## Exercise prompt
Set the listing down again in full, word for word, with the pictures left out.

## Dataset section
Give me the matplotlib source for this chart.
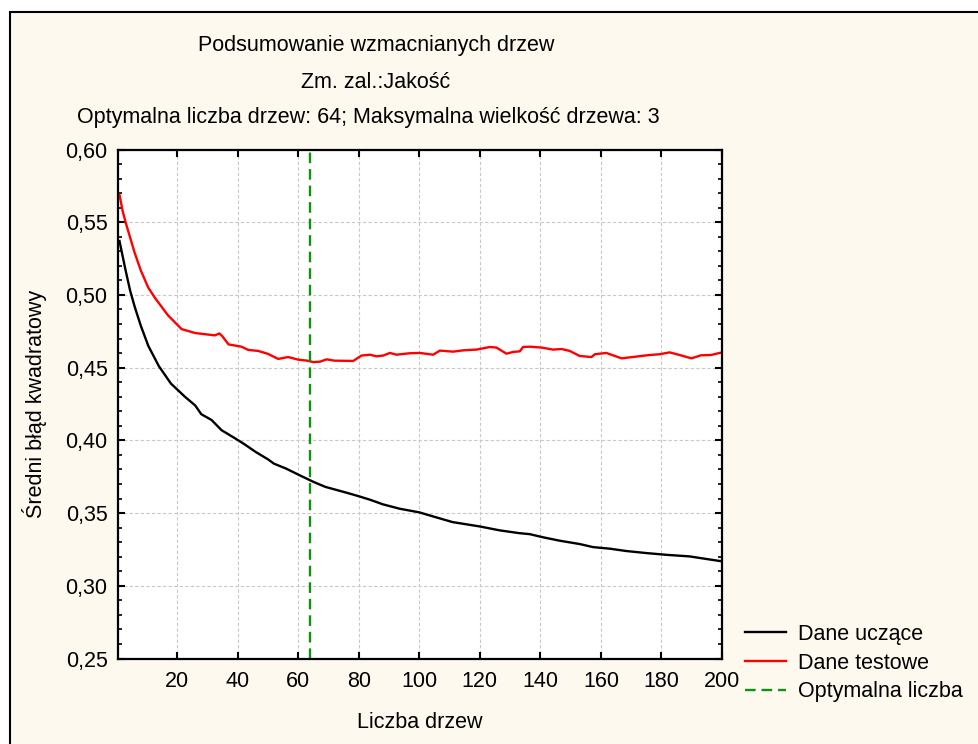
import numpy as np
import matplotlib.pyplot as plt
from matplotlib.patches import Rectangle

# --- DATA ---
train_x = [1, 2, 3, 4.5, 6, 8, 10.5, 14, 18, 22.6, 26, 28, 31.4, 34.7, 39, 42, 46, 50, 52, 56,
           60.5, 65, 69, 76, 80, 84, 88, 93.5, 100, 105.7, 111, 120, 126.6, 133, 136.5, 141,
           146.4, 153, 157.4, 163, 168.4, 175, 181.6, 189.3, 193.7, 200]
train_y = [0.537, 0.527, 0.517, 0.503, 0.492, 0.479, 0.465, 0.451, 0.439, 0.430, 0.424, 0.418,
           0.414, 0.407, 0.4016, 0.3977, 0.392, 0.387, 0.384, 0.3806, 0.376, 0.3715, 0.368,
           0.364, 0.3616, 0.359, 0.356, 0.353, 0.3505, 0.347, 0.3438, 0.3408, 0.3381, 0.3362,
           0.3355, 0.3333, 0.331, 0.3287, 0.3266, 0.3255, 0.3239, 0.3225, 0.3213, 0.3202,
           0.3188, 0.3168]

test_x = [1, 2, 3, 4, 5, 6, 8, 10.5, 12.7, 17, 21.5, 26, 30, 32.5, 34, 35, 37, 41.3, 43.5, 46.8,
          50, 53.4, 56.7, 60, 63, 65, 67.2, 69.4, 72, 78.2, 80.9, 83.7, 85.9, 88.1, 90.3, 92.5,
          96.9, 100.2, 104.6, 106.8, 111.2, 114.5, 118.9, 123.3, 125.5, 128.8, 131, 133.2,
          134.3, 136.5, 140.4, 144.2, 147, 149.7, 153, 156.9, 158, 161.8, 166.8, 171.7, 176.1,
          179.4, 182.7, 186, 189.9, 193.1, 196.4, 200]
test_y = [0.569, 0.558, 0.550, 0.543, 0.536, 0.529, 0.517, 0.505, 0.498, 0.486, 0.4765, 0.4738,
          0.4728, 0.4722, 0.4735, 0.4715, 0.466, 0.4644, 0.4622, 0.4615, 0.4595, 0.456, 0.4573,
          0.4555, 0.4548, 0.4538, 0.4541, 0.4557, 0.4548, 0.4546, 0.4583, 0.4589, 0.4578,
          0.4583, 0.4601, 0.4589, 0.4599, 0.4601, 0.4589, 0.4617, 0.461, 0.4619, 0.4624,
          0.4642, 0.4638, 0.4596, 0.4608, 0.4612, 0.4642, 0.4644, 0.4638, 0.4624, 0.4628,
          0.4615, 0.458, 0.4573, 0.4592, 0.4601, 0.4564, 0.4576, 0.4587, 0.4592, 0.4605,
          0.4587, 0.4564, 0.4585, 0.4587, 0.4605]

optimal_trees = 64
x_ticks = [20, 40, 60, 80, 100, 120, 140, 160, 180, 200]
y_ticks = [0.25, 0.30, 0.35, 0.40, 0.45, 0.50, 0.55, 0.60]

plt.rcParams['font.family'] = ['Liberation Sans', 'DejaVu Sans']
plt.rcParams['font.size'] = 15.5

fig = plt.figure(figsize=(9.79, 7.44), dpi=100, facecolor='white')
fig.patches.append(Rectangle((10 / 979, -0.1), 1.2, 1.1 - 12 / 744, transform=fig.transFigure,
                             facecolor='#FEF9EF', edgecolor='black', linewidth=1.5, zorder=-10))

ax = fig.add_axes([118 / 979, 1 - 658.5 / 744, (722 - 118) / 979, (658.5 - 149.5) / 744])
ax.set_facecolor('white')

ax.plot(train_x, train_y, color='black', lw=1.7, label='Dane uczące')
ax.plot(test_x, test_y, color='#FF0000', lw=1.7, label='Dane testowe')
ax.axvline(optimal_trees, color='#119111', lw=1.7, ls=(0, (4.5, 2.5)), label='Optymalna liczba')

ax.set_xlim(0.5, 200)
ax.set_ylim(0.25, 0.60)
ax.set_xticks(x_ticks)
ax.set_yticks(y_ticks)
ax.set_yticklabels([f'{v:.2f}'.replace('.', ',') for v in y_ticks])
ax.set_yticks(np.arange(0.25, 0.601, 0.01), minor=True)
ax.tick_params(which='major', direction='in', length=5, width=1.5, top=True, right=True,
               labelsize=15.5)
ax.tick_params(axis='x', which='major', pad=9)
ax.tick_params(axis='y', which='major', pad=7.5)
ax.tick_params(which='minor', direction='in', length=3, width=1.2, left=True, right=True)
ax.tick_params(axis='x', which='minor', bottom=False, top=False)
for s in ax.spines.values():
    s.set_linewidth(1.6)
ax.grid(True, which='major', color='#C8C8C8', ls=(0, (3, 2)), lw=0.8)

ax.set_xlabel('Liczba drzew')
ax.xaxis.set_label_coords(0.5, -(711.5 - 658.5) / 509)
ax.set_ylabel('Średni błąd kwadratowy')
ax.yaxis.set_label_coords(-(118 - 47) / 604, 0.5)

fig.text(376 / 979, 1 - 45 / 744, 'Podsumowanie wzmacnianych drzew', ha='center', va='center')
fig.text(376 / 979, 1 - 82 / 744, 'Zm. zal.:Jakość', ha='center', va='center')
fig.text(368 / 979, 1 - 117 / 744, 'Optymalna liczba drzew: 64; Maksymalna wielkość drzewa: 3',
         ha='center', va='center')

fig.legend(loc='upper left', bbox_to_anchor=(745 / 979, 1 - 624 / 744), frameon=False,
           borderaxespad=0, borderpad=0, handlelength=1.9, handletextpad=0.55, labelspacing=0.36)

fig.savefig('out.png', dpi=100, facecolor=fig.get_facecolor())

## Solution to the problem
Give me the matplotlib source for this chart.
import numpy as np
import matplotlib.pyplot as plt
from matplotlib.patches import Rectangle

# --- DATA ---
train_x = [1, 2, 3, 4.5, 6, 8, 10.5, 14, 18, 22.6, 26, 28, 31.4, 34.7, 39, 42, 46, 50, 52, 56,
           60.5, 65, 69, 76, 80, 84, 88, 93.5, 100, 105.7, 111, 120, 126.6, 133, 136.5, 141,
           146.4, 153, 157.4, 163, 168.4, 175, 181.6, 189.3, 193.7, 200]
train_y = [0.537, 0.527, 0.517, 0.503, 0.492, 0.479, 0.465, 0.451, 0.439, 0.430, 0.424, 0.418,
           0.414, 0.407, 0.4016, 0.3977, 0.392, 0.387, 0.384, 0.3806, 0.376, 0.3715, 0.368,
           0.364, 0.3616, 0.359, 0.356, 0.353, 0.3505, 0.347, 0.3438, 0.3408, 0.3381, 0.3362,
           0.3355, 0.3333, 0.331, 0.3287, 0.3266, 0.3255, 0.3239, 0.3225, 0.3213, 0.3202,
           0.3188, 0.3168]

test_x = [1, 2, 3, 4, 5, 6, 8, 10.5, 12.7, 17, 21.5, 26, 30, 32.5, 34, 35, 37, 41.3, 43.5, 46.8,
          50, 53.4, 56.7, 60, 63, 65, 67.2, 69.4, 72, 78.2, 80.9, 83.7, 85.9, 88.1, 90.3, 92.5,
          96.9, 100.2, 104.6, 106.8, 111.2, 114.5, 118.9, 123.3, 125.5, 128.8, 131, 133.2,
          134.3, 136.5, 140.4, 144.2, 147, 149.7, 153, 156.9, 158, 161.8, 166.8, 171.7, 176.1,
          179.4, 182.7, 186, 189.9, 193.1, 196.4, 200]
test_y = [0.569, 0.558, 0.550, 0.543, 0.536, 0.529, 0.517, 0.505, 0.498, 0.486, 0.4765, 0.4738,
          0.4728, 0.4722, 0.4735, 0.4715, 0.466, 0.4644, 0.4622, 0.4615, 0.4595, 0.456, 0.4573,
          0.4555, 0.4548, 0.4538, 0.4541, 0.4557, 0.4548, 0.4546, 0.4583, 0.4589, 0.4578,
          0.4583, 0.4601, 0.4589, 0.4599, 0.4601, 0.4589, 0.4617, 0.461, 0.4619, 0.4624,
          0.4642, 0.4638, 0.4596, 0.4608, 0.4612, 0.4642, 0.4644, 0.4638, 0.4624, 0.4628,
          0.4615, 0.458, 0.4573, 0.4592, 0.4601, 0.4564, 0.4576, 0.4587, 0.4592, 0.4605,
          0.4587, 0.4564, 0.4585, 0.4587, 0.4605]

optimal_trees = 64
x_ticks = [20, 40, 60, 80, 100, 120, 140, 160, 180, 200]
y_ticks = [0.25, 0.30, 0.35, 0.40, 0.45, 0.50, 0.55, 0.60]

plt.rcParams['font.family'] = ['Liberation Sans', 'DejaVu Sans']
plt.rcParams['font.size'] = 15.5

fig = plt.figure(figsize=(9.79, 7.44), dpi=100, facecolor='white')
fig.patches.append(Rectangle((10 / 979, -0.1), 1.2, 1.1 - 12 / 744, transform=fig.transFigure,
                             facecolor='#FEF9EF', edgecolor='black', linewidth=1.5, zorder=-10))

ax = fig.add_axes([118 / 979, 1 - 658.5 / 744, (722 - 118) / 979, (658.5 - 149.5) / 744])
ax.set_facecolor('white')

ax.plot(train_x, train_y, color='black', lw=1.7, label='Dane uczące')
ax.plot(test_x, test_y, color='#FF0000', lw=1.7, label='Dane testowe')
ax.axvline(optimal_trees, color='#119111', lw=1.7, ls=(0, (4.5, 2.5)), label='Optymalna liczba')

ax.set_xlim(0.5, 200)
ax.set_ylim(0.25, 0.60)
ax.set_xticks(x_ticks)
ax.set_yticks(y_ticks)
ax.set_yticklabels([f'{v:.2f}'.replace('.', ',') for v in y_ticks])
ax.set_yticks(np.arange(0.25, 0.601, 0.01), minor=True)
ax.tick_params(which='major', direction='in', length=5, width=1.5, top=True, right=True,
               labelsize=15.5)
ax.tick_params(axis='x', which='major', pad=9)
ax.tick_params(axis='y', which='major', pad=7.5)
ax.tick_params(which='minor', direction='in', length=3, width=1.2, left=True, right=True)
ax.tick_params(axis='x', which='minor', bottom=False, top=False)
for s in ax.spines.values():
    s.set_linewidth(1.6)
ax.grid(True, which='major', color='#C8C8C8', ls=(0, (3, 2)), lw=0.8)

ax.set_xlabel('Liczba drzew')
ax.xaxis.set_label_coords(0.5, -(711.5 - 658.5) / 509)
ax.set_ylabel('Średni błąd kwadratowy')
ax.yaxis.set_label_coords(-(118 - 47) / 604, 0.5)

fig.text(376 / 979, 1 - 45 / 744, 'Podsumowanie wzmacnianych drzew', ha='center', va='center')
fig.text(376 / 979, 1 - 82 / 744, 'Zm. zal.:Jakość', ha='center', va='center')
fig.text(368 / 979, 1 - 117 / 744, 'Optymalna liczba drzew: 64; Maksymalna wielkość drzewa: 3',
         ha='center', va='center')

fig.legend(loc='upper left', bbox_to_anchor=(745 / 979, 1 - 624 / 744), frameon=False,
           borderaxespad=0, borderpad=0, handlelength=1.9, handletextpad=0.55, labelspacing=0.36)

fig.savefig('out.png', dpi=100, facecolor=fig.get_facecolor())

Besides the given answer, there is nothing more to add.